US taxpayers who requested an extension for filing their taxes have been reminded that the October 15 deadline is fast approaching. While COVID-19 saw the usual April end to the tax year delayed by three months this year, the option to ask the Internal Revenue Service (IRS) for a further extension to file still remained.
Now, however, the deadline for extenders is just a week away, leaving late filers with limited time to meet their obligations to the IRS. The service has reminded people wondering how to file taxes of the different options on offer, including those on its own website and the best tax software. However, with time slipping quickly away, getting started now is a must.
How to file taxes
While the clock may be against you, taxpayers still have many different ways in which to file their taxes. While mailing a paper return is an option, the IRS warns this is taking six to eight weeks to process. As a result, the IRS is actively urging people to file electronically so as to support social distancing efforts and to ensure the fast processing of tax returns, refunds and payments. Here are the electronic filing options that are available:
- For those with income of less than $69,000, the IRS Free File tool can help you find free tax software that won’t cost you anything. With this option, you get guided help with filing too.
- If your income is more than $69,000, and you’re comfortable preparing your taxes on your own, the IRS website also has free electronic forms that you fill out and file yourself.
- Anyone can use commercial tax software, whose sole aim is to assist in the preparation and filing of taxes. If your taxes are straightforward, most of these packages offer basic versions that are free as well.
- If your situation is more complex, then finding a tax pro who is an authorized IRS e-File provider is probably your best option.
- For members of the military or qualified veterans, there is the option to file for free online using MilTax.
What is the fastest way to get a tax refund?
If you’re expecting a tax refund after filing - and most people will get money back - the IRS says choosing the direct deposit option, so that monies are electronically deposited into a bank account, will ensure the speediest return of your funds. This method allows for any refund to be paid into one, two or even three accounts, and is always much quicker than waiting for a paper check to arrive in the mail.
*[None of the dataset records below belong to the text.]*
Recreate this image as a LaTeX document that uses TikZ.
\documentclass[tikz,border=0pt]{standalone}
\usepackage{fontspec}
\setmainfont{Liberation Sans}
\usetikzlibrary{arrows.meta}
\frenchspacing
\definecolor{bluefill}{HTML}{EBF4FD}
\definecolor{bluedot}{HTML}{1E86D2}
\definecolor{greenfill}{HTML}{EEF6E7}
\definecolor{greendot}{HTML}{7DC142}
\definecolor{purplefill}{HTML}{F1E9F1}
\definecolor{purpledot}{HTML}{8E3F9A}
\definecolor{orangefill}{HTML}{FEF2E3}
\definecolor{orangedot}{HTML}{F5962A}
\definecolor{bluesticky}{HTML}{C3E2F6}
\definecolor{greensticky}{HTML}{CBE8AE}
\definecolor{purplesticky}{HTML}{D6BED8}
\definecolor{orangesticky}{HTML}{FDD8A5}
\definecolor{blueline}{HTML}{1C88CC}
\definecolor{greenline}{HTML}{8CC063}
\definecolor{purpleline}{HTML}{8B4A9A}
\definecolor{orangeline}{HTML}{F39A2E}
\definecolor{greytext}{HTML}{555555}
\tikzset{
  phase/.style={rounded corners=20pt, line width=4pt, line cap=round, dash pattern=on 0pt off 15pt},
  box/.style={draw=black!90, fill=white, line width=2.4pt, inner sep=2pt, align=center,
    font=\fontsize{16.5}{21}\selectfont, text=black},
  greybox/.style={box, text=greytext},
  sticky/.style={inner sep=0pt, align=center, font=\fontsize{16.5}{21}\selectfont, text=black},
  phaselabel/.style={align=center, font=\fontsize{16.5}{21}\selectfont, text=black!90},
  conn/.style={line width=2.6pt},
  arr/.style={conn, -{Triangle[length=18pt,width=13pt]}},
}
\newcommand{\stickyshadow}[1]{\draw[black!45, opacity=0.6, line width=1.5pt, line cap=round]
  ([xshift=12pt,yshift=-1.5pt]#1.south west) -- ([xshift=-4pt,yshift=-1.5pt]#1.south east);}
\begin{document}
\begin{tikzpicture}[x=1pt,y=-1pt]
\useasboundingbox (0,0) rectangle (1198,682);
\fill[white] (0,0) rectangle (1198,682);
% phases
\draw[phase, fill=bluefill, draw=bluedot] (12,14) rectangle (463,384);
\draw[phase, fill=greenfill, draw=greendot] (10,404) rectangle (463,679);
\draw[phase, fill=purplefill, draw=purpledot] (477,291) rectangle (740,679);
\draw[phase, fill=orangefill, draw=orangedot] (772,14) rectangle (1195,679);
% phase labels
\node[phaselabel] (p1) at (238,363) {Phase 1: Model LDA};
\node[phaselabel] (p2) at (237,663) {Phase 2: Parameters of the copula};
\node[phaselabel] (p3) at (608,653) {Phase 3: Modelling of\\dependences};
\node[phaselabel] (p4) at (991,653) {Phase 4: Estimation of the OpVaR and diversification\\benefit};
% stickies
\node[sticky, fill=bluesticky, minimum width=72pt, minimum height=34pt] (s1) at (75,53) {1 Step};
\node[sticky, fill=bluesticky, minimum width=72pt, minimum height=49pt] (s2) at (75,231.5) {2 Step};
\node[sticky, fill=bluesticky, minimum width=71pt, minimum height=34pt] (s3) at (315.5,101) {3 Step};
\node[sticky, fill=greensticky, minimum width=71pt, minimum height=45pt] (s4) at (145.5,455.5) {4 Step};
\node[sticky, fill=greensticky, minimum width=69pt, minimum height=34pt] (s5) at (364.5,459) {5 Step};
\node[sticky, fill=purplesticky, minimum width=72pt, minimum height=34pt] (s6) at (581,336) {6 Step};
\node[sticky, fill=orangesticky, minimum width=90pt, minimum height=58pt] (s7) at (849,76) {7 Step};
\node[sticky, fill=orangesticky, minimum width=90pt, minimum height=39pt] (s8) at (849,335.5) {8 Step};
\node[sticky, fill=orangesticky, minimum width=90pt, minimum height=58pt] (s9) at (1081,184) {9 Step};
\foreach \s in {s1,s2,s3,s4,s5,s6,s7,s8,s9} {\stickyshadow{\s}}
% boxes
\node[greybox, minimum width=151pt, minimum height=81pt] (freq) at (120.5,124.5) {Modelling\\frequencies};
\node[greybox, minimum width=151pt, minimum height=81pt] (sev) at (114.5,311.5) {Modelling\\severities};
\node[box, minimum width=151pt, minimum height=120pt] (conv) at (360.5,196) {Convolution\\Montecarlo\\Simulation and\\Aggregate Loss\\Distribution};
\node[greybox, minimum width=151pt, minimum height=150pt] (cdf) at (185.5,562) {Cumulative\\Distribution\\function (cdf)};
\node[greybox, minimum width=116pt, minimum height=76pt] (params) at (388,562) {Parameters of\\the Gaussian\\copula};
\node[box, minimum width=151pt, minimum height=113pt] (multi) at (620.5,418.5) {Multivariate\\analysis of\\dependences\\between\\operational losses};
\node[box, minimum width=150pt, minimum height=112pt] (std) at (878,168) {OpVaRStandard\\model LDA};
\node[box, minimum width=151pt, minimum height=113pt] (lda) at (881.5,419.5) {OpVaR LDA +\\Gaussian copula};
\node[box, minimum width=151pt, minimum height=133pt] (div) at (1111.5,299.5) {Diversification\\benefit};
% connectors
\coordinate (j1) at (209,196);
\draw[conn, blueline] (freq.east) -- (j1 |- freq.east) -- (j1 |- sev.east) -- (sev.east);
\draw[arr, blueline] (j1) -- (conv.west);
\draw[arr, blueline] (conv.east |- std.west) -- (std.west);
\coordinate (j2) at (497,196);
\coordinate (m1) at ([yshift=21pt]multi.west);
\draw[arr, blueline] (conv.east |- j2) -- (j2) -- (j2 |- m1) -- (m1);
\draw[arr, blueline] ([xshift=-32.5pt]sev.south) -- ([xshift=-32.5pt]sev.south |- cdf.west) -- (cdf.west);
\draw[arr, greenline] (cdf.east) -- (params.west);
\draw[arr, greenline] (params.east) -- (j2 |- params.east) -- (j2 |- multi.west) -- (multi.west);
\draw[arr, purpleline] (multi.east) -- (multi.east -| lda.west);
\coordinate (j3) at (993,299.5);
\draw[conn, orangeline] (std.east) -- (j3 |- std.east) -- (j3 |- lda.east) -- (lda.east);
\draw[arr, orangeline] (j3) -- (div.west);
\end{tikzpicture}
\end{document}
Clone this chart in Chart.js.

The faster delivery of refunds via direct deposit is also especially useful if you're currently struggling financially, and trying to stave off the need to use the best personal loans or credit cards to get by.
Does the tax deadline apply to everyone?
While most taxpayers should file their tax returns on or before October 15, some people may have more time. They include:
- Members of the military and others serving in a combat zone, who typically have 180 days after they leave the combat zone to file returns and pay any taxes due.
- Those in federally declared disaster areas who already had valid extensions, details of which can be found on the IRS website.
Are there penalties if you don't file taxes?
If you don’t file in time, a failure-to-file penalty might come your way. This will usually be equivalent to 5% of your unpaid taxes for every month your tax return is late, up to five months. And if you’re more than 60 days late, you can expect to pay the lesser of all the tax that you owe or “a specific dollar amount that is adjusted annually for inflation”, which is currently $435.
What if I can’t pay my taxes?
Americans can make their federal tax payments online, by phone or with their mobile device and the IRS2Go app. However, failure to stump up what you owe will usually result in penalties and interest.
If you’re struggling to raise the funds to pay the full amount, contact the IRS to find out what your options might be. Putting an installment agreement in place might be one way of providing more time to pay what you owe, and may result in smaller penalties. While interest and late-payment penalties continue to build on unpaid taxes, the failure to pay tax penalty rate of 0.5% is cut in half while an installment agreement is in effect. For the calendar quarter beginning October 1, the interest rate for underpayment is 3%.
With the October 15 deadline so close, making use of tax software is probably your best chance of filing in time. Such packages offer all the tools and support needed to file quickly, and can help reduce the number of tax-filing mistakes that are made.